Instructions to follow: Exactly the lines from the start of the data below through the line that contains "156, 171, 186];" are to be copied, with pictures left out.

____

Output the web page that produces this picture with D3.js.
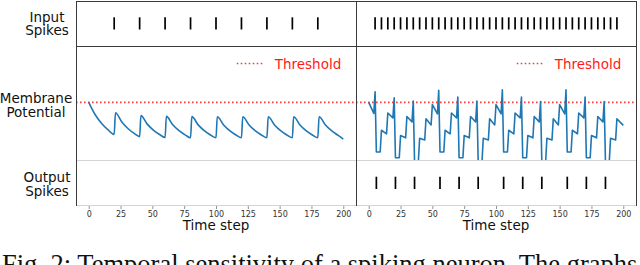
<!DOCTYPE html>
<html>
<head>
<meta charset="utf-8">
<script src="https://cdn.jsdelivr.net/npm/d3@7"></script>
<style>
  body { margin: 0; background: #fff; }
  svg { display: block; }
</style>
</head>
<body>
<svg width="640" height="265"></svg>
<script>
// values
const timeTicks = [0, 25, 50, 75, 100, 125, 150, 175, 200];
const threshold = 1.0;

const leftInputSpikes = [20, 40, 60, 80, 100, 120, 140, 160, 180];
const leftOutputSpikes = [];
const rightInputSpikes = [
  5, 10, 15, 20, 25, 30, 35, 40, 45, 50, 55, 60, 65, 70, 75, 80, 85, 90, 95,
  100, 105, 110, 115, 120, 125, 130, 135, 140, 145, 150, 155, 160, 165, 170,
  175, 180, 185, 190, 195,
];
const rightOutputSpikes = [6, 21, 36, 56, 71, 86, 106, 121, 136, 156, 171, 186];

// membrane potential [time step, potential] (threshold = 1)
const leftPotential = [
  [0, 1.0], [5, 0.726], [10, 0.527], [15, 0.383], [20, 0.278],
  [21, 0.766], [26, 0.556], [31, 0.404], [36, 0.293], [40, 0.227],
  [41, 0.701], [46, 0.509], [51, 0.369], [56, 0.268], [60, 0.208],
  [61, 0.683], [66, 0.496], [71, 0.36], [76, 0.261], [80, 0.202],
  [81, 0.678], [86, 0.492], [91, 0.357], [96, 0.259], [100, 0.2],
  [101, 0.676], [106, 0.491], [111, 0.356], [116, 0.259], [120, 0.2],
  [121, 0.676], [126, 0.491], [131, 0.356], [136, 0.259], [140, 0.2],
  [141, 0.676], [146, 0.491], [151, 0.356], [156, 0.259], [160, 0.2],
  [161, 0.676], [166, 0.491], [171, 0.356], [176, 0.259], [180, 0.2],
  [181, 0.676], [186, 0.491], [191, 0.356], [196, 0.255], [200, 0.17],
];
const rightPotential = [
  [0, 1.0], [4, 0.75], [5, 1.24], [6, -0.12], [9, -0.12], [10, 0.37], [14, 0.29],
  [15, 0.76], [19, 0.65], [20, 1.1], [21, -0.25], [24, -0.25], [25, 0.25], [29, 0.2],
  [30, 0.68], [34, 0.56], [35, 1.03], [36, -0.34], [39, -0.34], [40, 0.19], [44, 0.15],
  [45, 0.63], [49, 0.49], [50, 0.95], [54, 0.74], [55, 1.27],
  [56, -0.12], [59, -0.12], [60, 0.37], [64, 0.29], [65, 0.76], [69, 0.65], [70, 1.12],
  [71, -0.25], [74, -0.25], [75, 0.25], [79, 0.2], [80, 0.68], [84, 0.56], [85, 1.03],
  [86, -0.34], [89, -0.34], [90, 0.19], [94, 0.15], [95, 0.63], [99, 0.49], [100, 0.95],
  [104, 0.74], [105, 1.28],
  [106, -0.12], [109, -0.12], [110, 0.37], [114, 0.29], [115, 0.76], [119, 0.65], [120, 1.12],
  [121, -0.25], [124, -0.25], [125, 0.25], [129, 0.2], [130, 0.68], [134, 0.56], [135, 1.02],
  [136, -0.34], [139, -0.34], [140, 0.19], [144, 0.15], [145, 0.63], [149, 0.49], [150, 0.95],
  [154, 0.74], [155, 1.28],
  [156, -0.12], [159, -0.12], [160, 0.37], [164, 0.29], [165, 0.76], [169, 0.65], [170, 1.12],
  [171, -0.25], [174, -0.25], [175, 0.25], [179, 0.2], [180, 0.68], [184, 0.56], [185, 1.02],
  [186, -0.34], [189, -0.34], [190, 0.19], [194, 0.15], [195, 0.63], [200, 0.48],
];

const rowTop = 1;
const inputBottom = 46;
const memBottom = 160;
const outBottom = 205;
const font = "'DejaVu Sans', sans-serif";

const svg = d3.select("svg");

const yScale = d3.scaleLinear().domain([-0.3, 2.27]).range([memBottom, inputBottom]);

function drawPanel(id, x0, x1, inputSpikes, outputSpikes, potential, curve) {
  const xScale = d3.scaleLinear().domain([-10, 210]).range([x0, x1]);
  const g = svg.append("g").attr("id", id);

  g.append("clipPath")
    .attr("id", `clip-${id}`)
    .append("rect")
    .attr("x", x0)
    .attr("y", inputBottom)
    .attr("width", x1 - x0)
    .attr("height", memBottom - inputBottom);

  // light separators
  g.append("line")
    .attr("x1", x0).attr("x2", x1)
    .attr("y1", memBottom + 0.5).attr("y2", memBottom + 0.5)
    .attr("stroke", "#d4d4d4");
  g.append("line")
    .attr("x1", x0).attr("x2", x1)
    .attr("y1", outBottom + 0.5).attr("y2", outBottom + 0.5)
    .attr("stroke", "#d4d4d4");

  // threshold
  g.append("line")
    .attr("x1", x0).attr("x2", x1)
    .attr("y1", yScale(threshold)).attr("y2", yScale(threshold))
    .attr("stroke", "#ff3b3b")
    .attr("stroke-width", 1.6)
    .attr("stroke-dasharray", "1.6,2.4");

  const line = d3
    .line()
    .x((d) => xScale(d[0]))
    .y((d) => yScale(d[1]))
    .curve(curve);

  g.append("path")
    .datum(potential)
    .attr("clip-path", `url(#clip-${id})`)
    .attr("fill", "none")
    .attr("stroke", "#1f77b4")
    .attr("stroke-width", 1.6)
    .attr("stroke-linejoin", "round")
    .attr("d", line);

  // spikes
  g.selectAll(".in")
    .data(inputSpikes)
    .enter()
    .append("line")
    .attr("x1", (d) => xScale(d)).attr("x2", (d) => xScale(d))
    .attr("y1", 17.3).attr("y2", 29.5)
    .attr("stroke", "#000")
    .attr("stroke-width", 1.7);

  g.selectAll(".out")
    .data(outputSpikes)
    .enter()
    .append("line")
    .attr("x1", (d) => xScale(d)).attr("x2", (d) => xScale(d))
    .attr("y1", 176.7).attr("y2", 189)
    .attr("stroke", "#000")
    .attr("stroke-width", 1.7);

  // legend
  const lx = xScale(0) + 148;
  g.append("line")
    .attr("x1", lx).attr("x2", lx + 27)
    .attr("y1", 63.5).attr("y2", 63.5)
    .attr("stroke", "#ff3b3b")
    .attr("stroke-width", 1.6)
    .attr("stroke-dasharray", "1.6,2.4");
  g.append("text")
    .attr("x", lx + 38)
    .attr("y", 68.5)
    .attr("font-family", font)
    .attr("font-size", 13.5)
    .attr("fill", "#ff1a1a")
    .text("Threshold");

  // dark frame
  const dark = "#3a3a3a";
  [[x0, rowTop + 0.5, x1, rowTop + 0.5], [x0, inputBottom + 0.5, x1, inputBottom + 0.5],
   [x0 + 0.5, rowTop, x0 + 0.5, outBottom + 1], [x1 + 0.5, rowTop, x1 + 0.5, outBottom + 1]]
    .forEach(([a, b, c, d]) => {
      g.append("line")
        .attr("x1", a).attr("y1", b).attr("x2", c).attr("y2", d)
        .attr("stroke", dark)
        .attr("stroke-width", 1);
    });

  // x axis
  const axis = g.append("g").attr("transform", `translate(0, ${outBottom + 1})`);
  axis
    .call(d3.axisBottom(xScale).tickValues(timeTicks).tickSize(3).tickPadding(2))
    .call((a) => a.select(".domain").remove());
  axis.selectAll(".tick line").attr("stroke", "#777").attr("stroke-width", 0.8);
  axis
    .selectAll(".tick text")
    .attr("font-family", font)
    .attr("font-size", 8)
    .attr("fill", "#333");

  g.append("text")
    .attr("x", (x0 + x1) / 2)
    .attr("y", 230)
    .attr("text-anchor", "middle")
    .attr("font-family", font)
    .attr("font-size", 13.5)
    .attr("fill", "#111")
    .text("Time step");
}

drawPanel("left", 76, 356, leftInputSpikes, leftOutputSpikes, leftPotential, d3.curveMonotoneX);
drawPanel("right", 356, 636, rightInputSpikes, rightOutputSpikes, rightPotential, d3.curveLinear);

// row labels
const rowLabels = [
  { text: "Input", x: 47, y: 21.7 },
  { text: "Spikes", x: 47, y: 35 },
  { text: "Membrane", x: 36, y: 103 },
  { text: "Potential", x: 36, y: 117 },
  { text: "Output", x: 47, y: 181.7 },
  { text: "Spikes", x: 47, y: 196 },
];
svg
  .selectAll(".rowlabel")
  .data(rowLabels)
  .enter()
  .append("text")
  .attr("x", (d) => d.x)
  .attr("y", (d) => d.y)
  .attr("text-anchor", "middle")
  .attr("font-family", font)
  .attr("font-size", 13.5)
  .attr("fill", "#111")
  .text((d) => d.text);

// caption (cut off by the crop)
svg
  .append("text")
  .attr("x", 2)
  .attr("y", 272.5)
  .attr("font-family", "'Liberation Serif', 'Times New Roman', serif")
  .attr("font-size", 26.5)
  .attr("fill", "#111")
  .text("Fig. 2: Temporal sensitivity of a spiking neuron. The graphs");
</script>
</body>
</html>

____

In response:
Output the web page that produces this picture with D3.js.
<!DOCTYPE html>
<html>
<head>
<meta charset="utf-8">
<script src="https://cdn.jsdelivr.net/npm/d3@7"></script>
<style>
  body { margin: 0; background: #fff; }
  svg { display: block; }
</style>
</head>
<body>
<svg width="640" height="265"></svg>
<script>
// values
const timeTicks = [0, 25, 50, 75, 100, 125, 150, 175, 200];
const threshold = 1.0;

const leftInputSpikes = [20, 40, 60, 80, 100, 120, 140, 160, 180];
const leftOutputSpikes = [];
const rightInputSpikes = [
  5, 10, 15, 20, 25, 30, 35, 40, 45, 50, 55, 60, 65, 70, 75, 80, 85, 90, 95,
  100, 105, 110, 115, 120, 125, 130, 135, 140, 145, 150, 155, 160, 165, 170,
  175, 180, 185, 190, 195,
];
const rightOutputSpikes = [6, 21, 36, 56, 71, 86, 106, 121, 136, 156, 171, 186];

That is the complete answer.